### Exercise directions
Return all of the data exactly as written, without the pictures.

### Given information
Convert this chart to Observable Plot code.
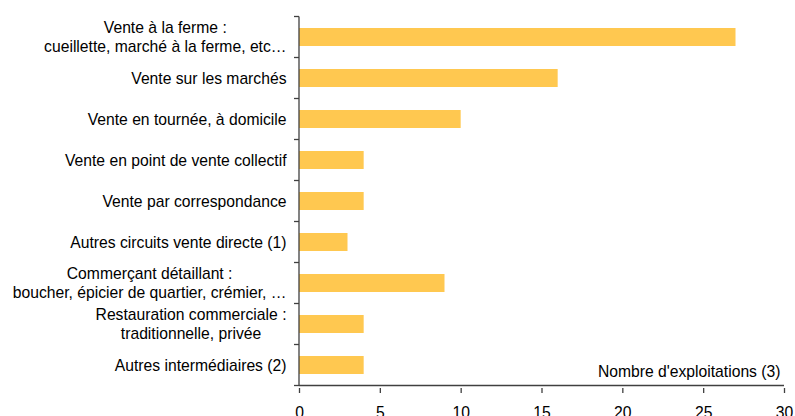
<!DOCTYPE html>
<html>
<head>
<meta charset="utf-8">
<script src="https://cdn.jsdelivr.net/npm/d3@7"></script>
<script src="https://cdn.jsdelivr.net/npm/@observablehq/plot@0.6"></script>
<style>
  html, body { margin: 0; padding: 0; background: white; }
</style>
</head>
<body>
<script>
const categories = [
  "Vente à la ferme",
  "Vente sur les marchés",
  "Vente en tournée",
  "Vente en point de vente collectif",
  "Vente par correspondance",
  "Autres circuits vente directe",
  "Commerçant détaillant",
  "Restauration commerciale",
  "Autres intermédiaires"
];
const labels = [
  "Vente à la ferme :\ncueillette, marché à la ferme, etc…",
  "Vente sur les marchés",
  "Vente en tournée, à domicile",
  "Vente en point de vente collectif",
  "Vente par correspondance",
  "Autres circuits vente directe (1)",
  "Commerçant détaillant :\nboucher, épicier de quartier, crémier, …",
  "Restauration commerciale :\ntraditionnelle, privée",
  "Autres intermédiaires (2)"
];
const values = [27, 16, 10, 4, 4, 3, 9, 4, 4];
const xTicks = [0, 5, 10, 15, 20, 25, 30];
const axisTitle = "Nombre d'exploitations (3)";

const data = categories.map((c, i) => ({category: c, label: labels[i], value: values[i]}));

const axisColor = "#404040";
const fs = 15.7;

function axisLines(index, scales, values, dimensions) {
  const {x, y} = scales;
  const bw = typeof y.bandwidth === "function" ? y.bandwidth() : y.bandwidth;
  const step = y(categories[1]) - y(categories[0]);
  const gap = (step - bw) / 2;
  const ys = categories.map(c => y(c) - gap);
  ys.push(y(categories[categories.length - 1]) + bw + gap);
  const g = d3.create("svg:g").attr("stroke", axisColor).attr("stroke-width", 1.3).attr("fill", "none");
  const x0 = x(0);
  g.selectAll("line.t").data(ys).join("line")
    .attr("x1", x0 - 5).attr("x2", x0).attr("y1", d => d).attr("y2", d => d);
  // vertical axis line
  g.append("line").attr("x1", x0).attr("x2", x0).attr("y1", ys[0]).attr("y2", ys[ys.length - 1]);
  // horizontal axis line
  const yb = ys[ys.length - 1];
  g.append("line").attr("x1", x(xTicks[0])).attr("x2", x(xTicks[xTicks.length - 1]))
    .attr("y1", yb).attr("y2", yb);
  return g.node();
}

const chart = Plot.plot({
  width: 795,
  height: 416,
  marginLeft: 299,
  marginRight: 11,
  marginTop: 13,
  marginBottom: 28,
  style: {fontFamily: "'Liberation Sans', Arial, sans-serif", fontSize: fs + "px", color: "#000", background: "white", overflow: "visible"},
  x: {domain: [0, 30], ticks: xTicks},
  y: {domain: categories, paddingInner: 0.57, paddingOuter: 0.285, axis: null},
  marks: [
    Plot.barX(data, {x: "value", y: "category", fill: "#FFC850"}),
    axisLines,
    Plot.axisX({ticks: xTicks, tickSize: 5, tickPadding: 13, stroke: axisColor, strokeWidth: 1.3, fontSize: fs, fill: "#000", label: null}),
    Plot.text(data, {x: 0, y: "category", text: "label", textAnchor: "end", dx: -13, dy: -1, lineHeight: 1.24, fontSize: fs, fill: "#000"}),
    Plot.text([axisTitle], {frameAnchor: "bottom-right", text: d => d, textAnchor: "end", lineAnchor: "middle", dx: -4, dy: -17, fontSize: fs, fill: "#000"})
  ]
});
document.body.append(chart);

// center the lines of multi-line labels within their (right-aligned) block
d3.select(chart).selectAll("text").each(function() {
  const tspans = Array.from(this.querySelectorAll("tspan"));
  if (tspans.length < 2) return;
  const widths = tspans.map(t => t.getComputedTextLength());
  const w = Math.max(...widths);
  this.setAttribute("text-anchor", "middle");
  tspans.forEach(t => { t.setAttribute("x", -w / 2); t.setAttribute("text-anchor", "middle"); });
});
</script>
</body>
</html>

### Response to the task
Convert this chart to Observable Plot code.
<!DOCTYPE html>
<html>
<head>
<meta charset="utf-8">
<script src="https://cdn.jsdelivr.net/npm/d3@7"></script>
<script src="https://cdn.jsdelivr.net/npm/@observablehq/plot@0.6"></script>
<style>
  html, body { margin: 0; padding: 0; background: white; }
</style>
</head>
<body>
<script>
const categories = [
  "Vente à la ferme",
  "Vente sur les marchés",
  "Vente en tournée",
  "Vente en point de vente collectif",
  "Vente par correspondance",
  "Autres circuits vente directe",
  "Commerçant détaillant",
  "Restauration commerciale",
  "Autres intermédiaires"
];
const labels = [
  "Vente à la ferme :\ncueillette, marché à la ferme, etc…",
  "Vente sur les marchés",
  "Vente en tournée, à domicile",
  "Vente en point de vente collectif",
  "Vente par correspondance",
  "Autres circuits vente directe (1)",
  "Commerçant détaillant :\nboucher, épicier de quartier, crémier, …",
  "Restauration commerciale :\ntraditionnelle, privée",
  "Autres intermédiaires (2)"
];
const values = [27, 16, 10, 4, 4, 3, 9, 4, 4];
const xTicks = [0, 5, 10, 15, 20, 25, 30];
const axisTitle = "Nombre d'exploitations (3)";

const data = categories.map((c, i) => ({category: c, label: labels[i], value: values[i]}));

const axisColor = "#404040";
const fs = 15.7;

function axisLines(index, scales, values, dimensions) {
  const {x, y} = scales;
  const bw = typeof y.bandwidth === "function" ? y.bandwidth() : y.bandwidth;
  const step = y(categories[1]) - y(categories[0]);
  const gap = (step - bw) / 2;
  const ys = categories.map(c => y(c) - gap);
  ys.push(y(categories[categories.length - 1]) + bw + gap);
  const g = d3.create("svg:g").attr("stroke", axisColor).attr("stroke-width", 1.3).attr("fill", "none");
  const x0 = x(0);
  g.selectAll("line.t").data(ys).join("line")
    .attr("x1", x0 - 5).attr("x2", x0).attr("y1", d => d).attr("y2", d => d);
  // vertical axis line
  g.append("line").attr("x1", x0).attr("x2", x0).attr("y1", ys[0]).attr("y2", ys[ys.length - 1]);
  // horizontal axis line
  const yb = ys[ys.length - 1];
  g.append("line").attr("x1", x(xTicks[0])).attr("x2", x(xTicks[xTicks.length - 1]))
    .attr("y1", yb).attr("y2", yb);
  return g.node();
}

const chart = Plot.plot({
  width: 795,
  height: 416,
  marginLeft: 299,
  marginRight: 11,
  marginTop: 13,
  marginBottom: 28,
  style: {fontFamily: "'Liberation Sans', Arial, sans-serif", fontSize: fs + "px", color: "#000", background: "white", overflow: "visible"},
  x: {domain: [0, 30], ticks: xTicks},
  y: {domain: categories, paddingInner: 0.57, paddingOuter: 0.285, axis: null},
  marks: [
    Plot.barX(data, {x: "value", y: "category", fill: "#FFC850"}),
    axisLines,
    Plot.axisX({ticks: xTicks, tickSize: 5, tickPadding: 13, stroke: axisColor, strokeWidth: 1.3, fontSize: fs, fill: "#000", label: null}),
    Plot.text(data, {x: 0, y: "category", text: "label", textAnchor: "end", dx: -13, dy: -1, lineHeight: 1.24, fontSize: fs, fill: "#000"}),
    Plot.text([axisTitle], {frameAnchor: "bottom-right", text: d => d, textAnchor: "end", lineAnchor: "middle", dx: -4, dy: -17, fontSize: fs, fill: "#000"})
  ]
});
document.body.append(chart);

// center the lines of multi-line labels within their (right-aligned) block
d3.select(chart).selectAll("text").each(function() {
  const tspans = Array.from(this.querySelectorAll("tspan"));
  if (tspans.length < 2) return;
  const widths = tspans.map(t => t.getComputedTextLength());
  const w = Math.max(...widths);
  this.setAttribute("text-anchor", "middle");
  tspans.forEach(t => { t.setAttribute("x", -w / 2); t.setAttribute("text-anchor", "middle"); });
});
</script>
</body>
</html>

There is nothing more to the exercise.